Creatures of habit, we sometimes fail to factor in how much willpower it may take to change up our routines in order to accomplish a set goal. Simply put, connections of neurons in the brain contribute to habit forming actions which are beneficial to us during a period of time. The more often we perform certain habitual behaviours, the stronger these neuronal connections become. Habits thus become automatic actions or even thoughts.
Brain structures located on either side of the thalamus are what is known as the limbic system (or paleomammalian cortex). This system supports several integral functions, like emotion, long-term memory, motivation, and behaviour – ideal for automatic actions and thoughts. The decision-making centre of the brain takes place in the prefrontal cortex, located in the front of the frontal lobe. It is here where planning behaviours (and a variety of others) contribute to the development of our personalities. It is also here that a face-off may happen – planning behaviours may come up against basic or instinctive habits, and can easily fall short if the habit is stronger.

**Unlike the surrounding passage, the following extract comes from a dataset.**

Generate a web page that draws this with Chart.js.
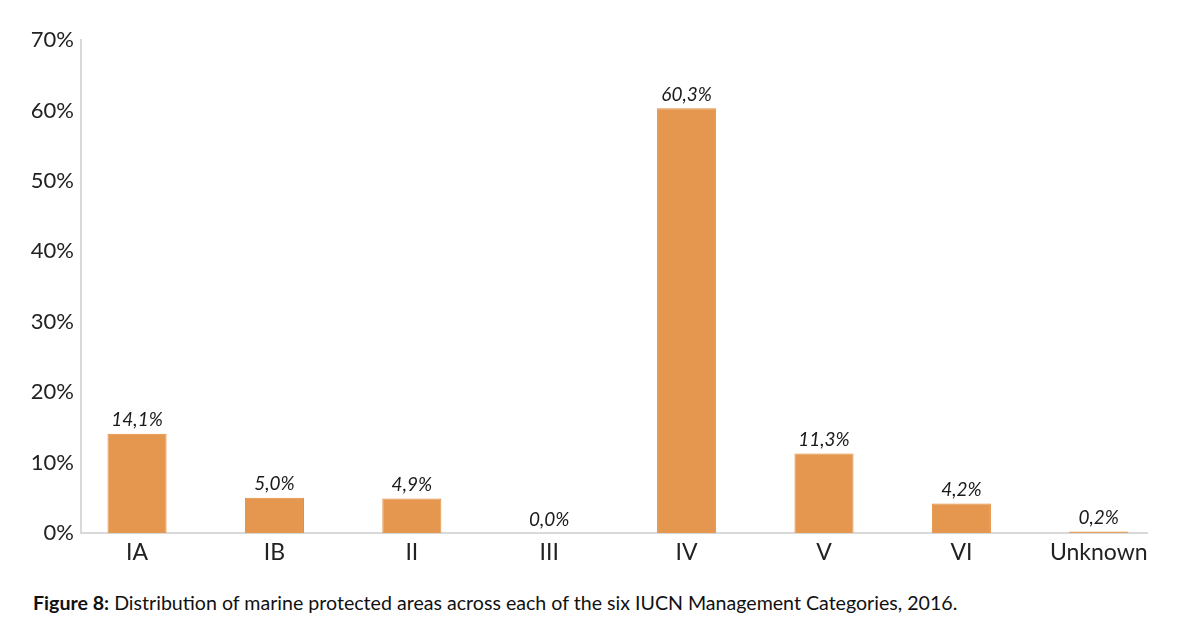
<!DOCTYPE html>
<html>
<head>
<meta charset="utf-8">
<script src="https://cdn.jsdelivr.net/npm/chart.js@4.4.0/dist/chart.umd.min.js"></script>
<style>
  html, body { margin: 0; padding: 0; background: #fff; }
  #wrap { position: relative; width: 1200px; height: 580px; }
  #caption {
    position: absolute; left: 33px; top: 591px;
    font-family: Lato, "Open Sans", sans-serif; font-size: 19.6px; color: #111;
  }
</style>
</head>
<body>
<div id="wrap"><canvas id="myChart"></canvas></div>
<div id="caption"><b>Figure 8:</b> Distribution of marine protected areas across each of the six IUCN Management Categories, 2016.</div>
<script>
var categories = ["IA", "IB", "II", "III", "IV", "V", "VI", "Unknown"];
var shares = [14.1, 5.0, 4.9, 0.0, 60.3, 11.3, 4.2, 0.2];
var yTicks = [0, 10, 20, 30, 40, 50, 60, 70];

var FONT = 'Lato, "Open Sans", sans-serif';

function pct(v) {
    return v.toFixed(1).replace('.', ',') + '%';
}

// category index -> bar, so the x axis can be a plain linear scale
var points = categories.map(function (c, i) {
    return { x: i, y: shares[i] };
});

// italic value above each bar
var valueLabels = {
    id: 'valueLabels',
    afterDatasetsDraw: function (chart) {
        var c = chart.ctx;
        var meta = chart.getDatasetMeta(0);
        c.save();
        c.font = 'italic 19px ' + FONT;
        c.fillStyle = '#1a1a1a';
        c.textAlign = 'center';
        c.textBaseline = 'bottom';
        meta.data.forEach(function (bar, i) {
            c.fillText(pct(shares[i]), bar.x, bar.y - 4);
        });
        c.restore();
    }
};

var ctx = document.getElementById('myChart').getContext('2d');

var myChart = new Chart(ctx, {
    type: 'bar',
    data: {
        datasets: [{
            data: points,
            backgroundColor: '#E5974F',
            borderColor: '#E28C3C',
            borderWidth: 1,
            categoryPercentage: 1,
            barPercentage: 0.43
        }]
    },
    options: {
        responsive: true,
        maintainAspectRatio: false,
        animation: false,
        layout: { padding: { left: 20, right: 53, top: 40, bottom: 5 } },
        plugins: {
            legend: { display: false },
            tooltip: { enabled: false }
        },
        scales: {
            y: {
                min: 0,
                max: 70,
                afterBuildTicks: function (axis) {
                    axis.ticks = yTicks.map(function (v) { return { value: v }; });
                },
                afterFit: function (axis) { axis.width = 61; },
                grid: { display: false, drawTicks: false },
                border: { display: true, color: '#D9D9D9', width: 2 },
                ticks: {
                    color: '#222',
                    padding: 7,
                    font: { family: FONT, size: 22 },
                    callback: function (v) { return v + '%'; }
                }
            },
            x: {
                type: 'linear',
                offset: false,
                min: -0.408,
                max: 7.351,
                afterBuildTicks: function (axis) {
                    axis.ticks = categories.map(function (c, i) { return { value: i }; });
                },
                afterFit: function (axis) { axis.height = 42; },
                grid: { display: false, drawTicks: false },
                border: { display: true, color: '#D9D9D9', width: 2 },
                ticks: {
                    color: '#222',
                    padding: 6,
                    autoSkip: false,
                    maxRotation: 0,
                    font: { family: FONT, size: 23 },
                    callback: function (v) { return categories[v]; }
                }
            }
        }
    },
    plugins: [valueLabels]
});
</script>
</body>
</html>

One way to intervene is to practice mindfulness. Chances are, if it’s not your habit to exercise more often, you’re not likely going to feel any more excited about the actual process of getting started either. Mindfulness may help you to detach the associated emotion from the actual task. In this way, you can ‘just get on with it’ without having to deal with the associated emotion (which may not be positive) before being able to get into the rhythm of the process.
Such an approach will take some time (and possibly patience). Habits can take some time to break, and practicing mindfulness may require a little effort to get the hang of too. This is where we get back to the sound advice of ‘one step at a time’. One goal, one step at a time. Instead of thinking about your goal in an abstract manner, break it down into tasks and actions. Once you do this, the goal begins to take shape in a more realistic way. When realistic, it becomes more achievable. When achievable, accomplishment is well within reach, and the light at the end of the tunnel, more visible. Mindfulness is the set of reins with which you have the power to steer yourself.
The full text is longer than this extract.